-- EXERCISE GOAL --
Each line of the material must be repeated precisely, with the pictures left out.

-- START --

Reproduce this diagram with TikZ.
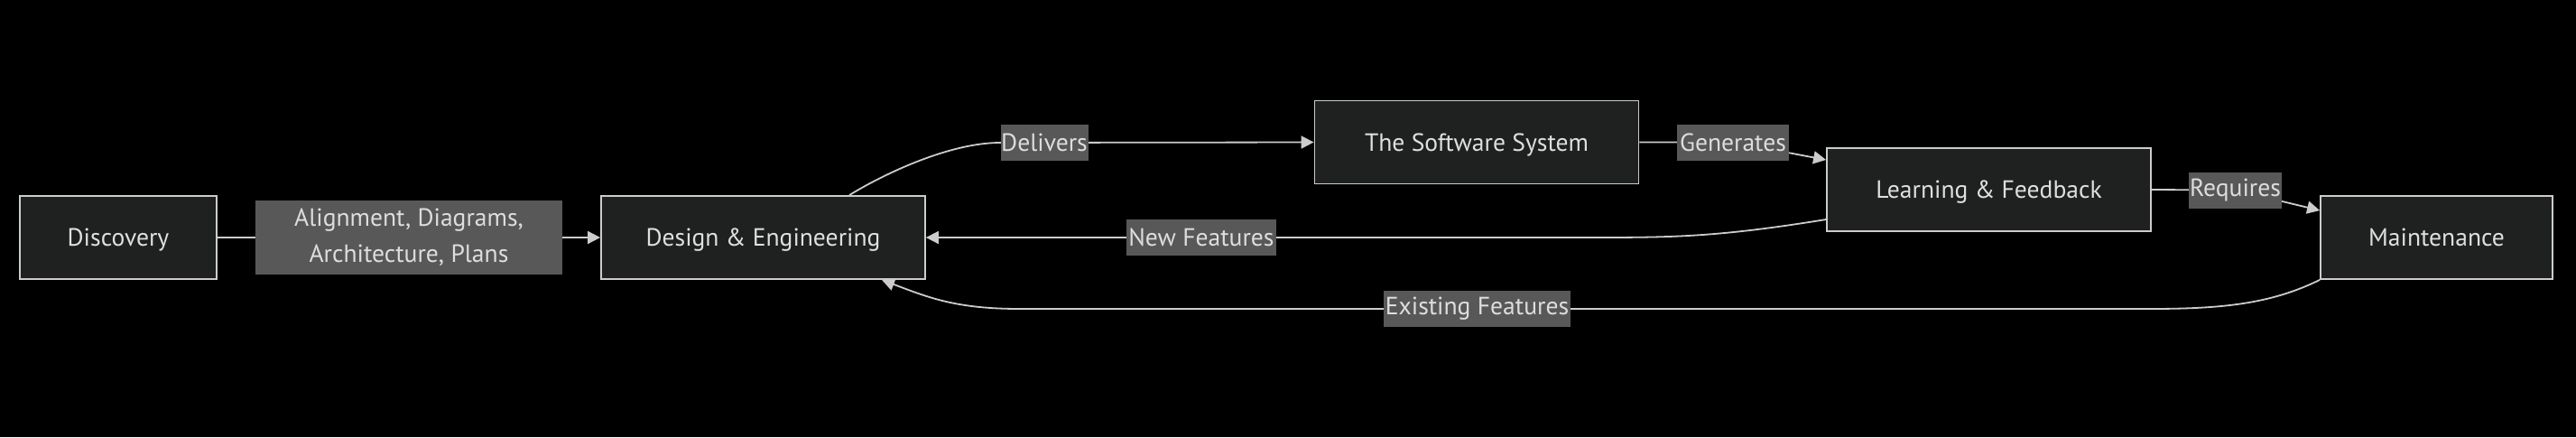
\documentclass[tikz,border=0pt]{standalone}
\usepackage{fontspec}
\setmainfont{PT Sans}
\usetikzlibrary{arrows.meta,calc}
\definecolor{nodefill}{HTML}{1F2020}
\definecolor{nodeborder}{HTML}{CCCCCC}
\definecolor{txt}{HTML}{E0DFDF}
\definecolor{lbl}{HTML}{585858}
\definecolor{lbltxt}{HTML}{DDDDDD}
\definecolor{edgec}{HTML}{CCCCCC}
\pgfdeclarelayer{bg}
\pgfdeclarelayer{edges}
\pgfsetlayers{bg,edges,main}
\begin{document}
\begin{tikzpicture}[x=0.5pt,y=-0.5pt,
  txtfont/.style={font=\fontsize{13.8}{20}\selectfont},
  box/.style={draw=nodeborder,fill=nodefill,line width=0.9pt,inner sep=0pt,minimum height=46pt,text=txt,txtfont,text depth=0pt},
  elabel/.style={fill=lbl,inner sep=0pt,minimum height=20pt,text=lbltxt,txtfont},
  edge/.style={draw=edgec,line width=0.9pt},
  arr/.style={edge,-{Triangle[length=7pt,width=7pt]}}]
\begin{pgfonlayer}{bg}
\fill[black] (0,0) rectangle (2854,484);
\end{pgfonlayer}
\useasboundingbox (0,0) rectangle (2854,484);
% main nodes
\node[box,minimum width=109pt] (disc) at (131,263) {Discovery};
\node[box,minimum width=179.5pt] (design) at (845.5,263) {Design \& Engineering};
\node[box,minimum width=179.5pt] (soft) at (1636,157.5) {The Software System};
\node[box,minimum width=179.5pt] (learn) at (2203.5,210) {Learning \& Feedback};
\node[box,minimum width=128.5pt] (maint) at (2699.5,263) {Maintenance};
% edge labels
\node[elabel,minimum width=170pt,minimum height=41pt,align=center] (align) at (453,263) {Alignment, Diagrams,\\Architecture, Plans};
\node[elabel,minimum width=48.5pt] (deliv) at (1157,158) {Delivers};
\node[elabel,minimum width=62pt] (gen) at (1920,157.5) {Generates};
\node[elabel,minimum width=51.5pt] (req) at (2476.5,210.5) {Requires};
\node[elabel,minimum width=83pt] (newf) at (1331,263) {New Features};
\node[elabel,minimum width=103.5pt] (exist) at (1636.5,342) {Existing Features};
% edges
\begin{pgfonlayer}{edges}
\draw[arr] (disc.east) -- (design.west);
\draw[arr] ([xshift=47.75pt]design.north) .. controls (975,195) and (1050,158) .. (deliv.west) -- (soft.west);
\draw[arr] (soft.east) -- (gen.center) -- ([yshift=16.5pt]learn.west);
\draw[arr] ([yshift=-16.5pt]learn.west) .. controls (1900,263) and (1850,263) .. (1757,263) -- (design.east);
\draw[arr] (learn.east) -- (req.center) -- ([yshift=15pt]maint.west);
\draw[arr] (maint.south west) .. controls (2515,337) and (2460,342) .. (2381,342) -- (1130,342) .. controls (1060,342) and (1030,330) .. ([xshift=65.75pt]design.south);
\end{pgfonlayer}
\end{tikzpicture}
\end{document}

-- END --

-- RESULT OF THIS EXERCISE --
Reproduce this diagram with TikZ.
\documentclass[tikz,border=0pt]{standalone}
\usepackage{fontspec}
\setmainfont{PT Sans}
\usetikzlibrary{arrows.meta,calc}
\definecolor{nodefill}{HTML}{1F2020}
\definecolor{nodeborder}{HTML}{CCCCCC}
\definecolor{txt}{HTML}{E0DFDF}
\definecolor{lbl}{HTML}{585858}
\definecolor{lbltxt}{HTML}{DDDDDD}
\definecolor{edgec}{HTML}{CCCCCC}
\pgfdeclarelayer{bg}
\pgfdeclarelayer{edges}
\pgfsetlayers{bg,edges,main}
\begin{document}
\begin{tikzpicture}[x=0.5pt,y=-0.5pt,
  txtfont/.style={font=\fontsize{13.8}{20}\selectfont},
  box/.style={draw=nodeborder,fill=nodefill,line width=0.9pt,inner sep=0pt,minimum height=46pt,text=txt,txtfont,text depth=0pt},
  elabel/.style={fill=lbl,inner sep=0pt,minimum height=20pt,text=lbltxt,txtfont},
  edge/.style={draw=edgec,line width=0.9pt},
  arr/.style={edge,-{Triangle[length=7pt,width=7pt]}}]
\begin{pgfonlayer}{bg}
\fill[black] (0,0) rectangle (2854,484);
\end{pgfonlayer}
\useasboundingbox (0,0) rectangle (2854,484);
% main nodes
\node[box,minimum width=109pt] (disc) at (131,263) {Discovery};
\node[box,minimum width=179.5pt] (design) at (845.5,263) {Design \& Engineering};
\node[box,minimum width=179.5pt] (soft) at (1636,157.5) {The Software System};
\node[box,minimum width=179.5pt] (learn) at (2203.5,210) {Learning \& Feedback};
\node[box,minimum width=128.5pt] (maint) at (2699.5,263) {Maintenance};
% edge labels
\node[elabel,minimum width=170pt,minimum height=41pt,align=center] (align) at (453,263) {Alignment, Diagrams,\\Architecture, Plans};
\node[elabel,minimum width=48.5pt] (deliv) at (1157,158) {Delivers};
\node[elabel,minimum width=62pt] (gen) at (1920,157.5) {Generates};
\node[elabel,minimum width=51.5pt] (req) at (2476.5,210.5) {Requires};
\node[elabel,minimum width=83pt] (newf) at (1331,263) {New Features};
\node[elabel,minimum width=103.5pt] (exist) at (1636.5,342) {Existing Features};
% edges
\begin{pgfonlayer}{edges}
\draw[arr] (disc.east) -- (design.west);
\draw[arr] ([xshift=47.75pt]design.north) .. controls (975,195) and (1050,158) .. (deliv.west) -- (soft.west);
\draw[arr] (soft.east) -- (gen.center) -- ([yshift=16.5pt]learn.west);
\draw[arr] ([yshift=-16.5pt]learn.west) .. controls (1900,263) and (1850,263) .. (1757,263) -- (design.east);
\draw[arr] (learn.east) -- (req.center) -- ([yshift=15pt]maint.west);
\draw[arr] (maint.south west) .. controls (2515,337) and (2460,342) .. (2381,342) -- (1130,342) .. controls (1060,342) and (1030,330) .. ([xshift=65.75pt]design.south);
\end{pgfonlayer}
\end{tikzpicture}
\end{document}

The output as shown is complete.